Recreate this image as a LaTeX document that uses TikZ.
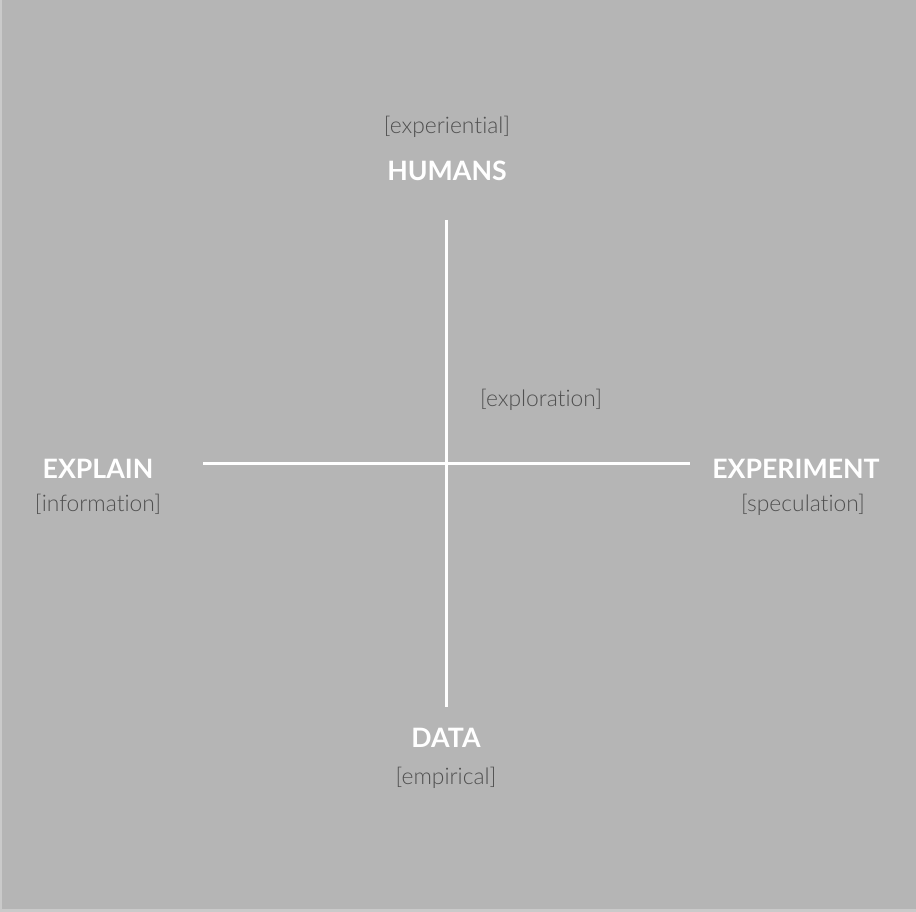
\documentclass[tikz,border=0pt]{standalone}
\usepackage{fontspec}
\setmainfont{Lato}
\newfontfamily\latolight{Lato Light}[Ligatures={NoCommon,NoRare}]
\definecolor{bggrey}{HTML}{B5B5B5}
\definecolor{edgegrey}{HTML}{CACACA}
\definecolor{tagtext}{HTML}{505050}
\tikzset{
  axis/.style={draw=white,line width=1.7pt},
  title/.style={text=white,font=\fontsize{15.2}{18}\selectfont\bfseries},
  tag/.style={text=tagtext,font=\fontsize{13}{15}\selectfont\latolight}
}
\begin{document}
\begin{tikzpicture}[x=0.02cm,y=-0.02cm]
\fill[edgegrey] (0,0) rectangle (916,912);
\fill[bggrey] (2,0) rectangle (916,909);
\useasboundingbox (0,0) rectangle (916,912);
% axes
\coordinate (top) at (446.5,220);
\coordinate (bottom) at (446.5,707);
\coordinate (left) at (203,463.5);
\coordinate (right) at (690,463.5);
\draw[axis] (top) -- (bottom);
\draw[axis] (left) -- (right);
% labels
\node[tag] (experiential) at (447,126.5) {[experiential]};
\node[title] (humans) at (447,170.5) {HUMANS};
\node[tag] (exploration) at (541,399.5) {[exploration]};
\node[title] (explain) at (98,468.5) {EXPLAIN};
\node[tag] (information) at (98,504.5) {[information]};
\node[title] (experiment) at (796,468.5) {EXPERIMENT};
\node[tag] (speculation) at (803,504.5) {[speculation]};
\node[title] (data) at (446,737.5) {DATA};
\node[tag] (empirical) at (446,777.5) {[empirical]};
\end{tikzpicture}
\end{document}
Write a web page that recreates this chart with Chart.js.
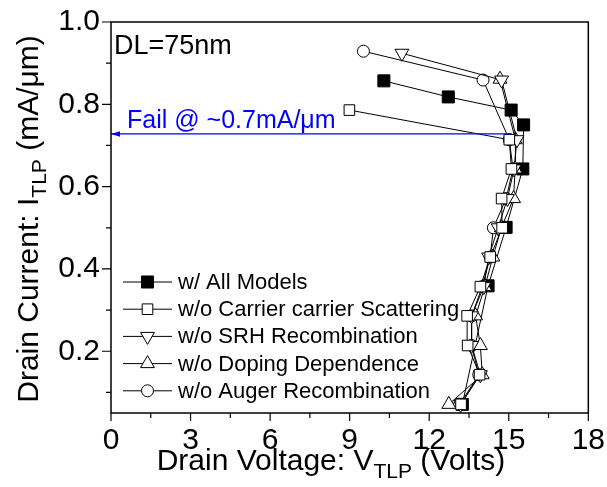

----------------

» GIVEN EXERCISE
Reproduce every entry exactly, but omit each picture.

» THE ANSWER
Recreate this image as a LaTeX document that uses TikZ.
\documentclass[tikz,border=0pt]{standalone}
\usepackage{fontspec}
\setmainfont{Lato}
\newfontfamily\latolight{Lato Light}[Ligatures={NoCommon,NoRare}]
\definecolor{bggrey}{HTML}{B5B5B5}
\definecolor{edgegrey}{HTML}{CACACA}
\definecolor{tagtext}{HTML}{505050}
\tikzset{
  axis/.style={draw=white,line width=1.7pt},
  title/.style={text=white,font=\fontsize{15.2}{18}\selectfont\bfseries},
  tag/.style={text=tagtext,font=\fontsize{13}{15}\selectfont\latolight}
}
\begin{document}
\begin{tikzpicture}[x=0.02cm,y=-0.02cm]
\fill[edgegrey] (0,0) rectangle (916,912);
\fill[bggrey] (2,0) rectangle (916,909);
\useasboundingbox (0,0) rectangle (916,912);
% axes
\coordinate (top) at (446.5,220);
\coordinate (bottom) at (446.5,707);
\coordinate (left) at (203,463.5);
\coordinate (right) at (690,463.5);
\draw[axis] (top) -- (bottom);
\draw[axis] (left) -- (right);
% labels
\node[tag] (experiential) at (447,126.5) {[experiential]};
\node[title] (humans) at (447,170.5) {HUMANS};
\node[tag] (exploration) at (541,399.5) {[exploration]};
\node[title] (explain) at (98,468.5) {EXPLAIN};
\node[tag] (information) at (98,504.5) {[information]};
\node[title] (experiment) at (796,468.5) {EXPERIMENT};
\node[tag] (speculation) at (803,504.5) {[speculation]};
\node[title] (data) at (446,737.5) {DATA};
\node[tag] (empirical) at (446,777.5) {[empirical]};
\end{tikzpicture}
\end{document}
Write a web page that recreates this chart with Chart.js.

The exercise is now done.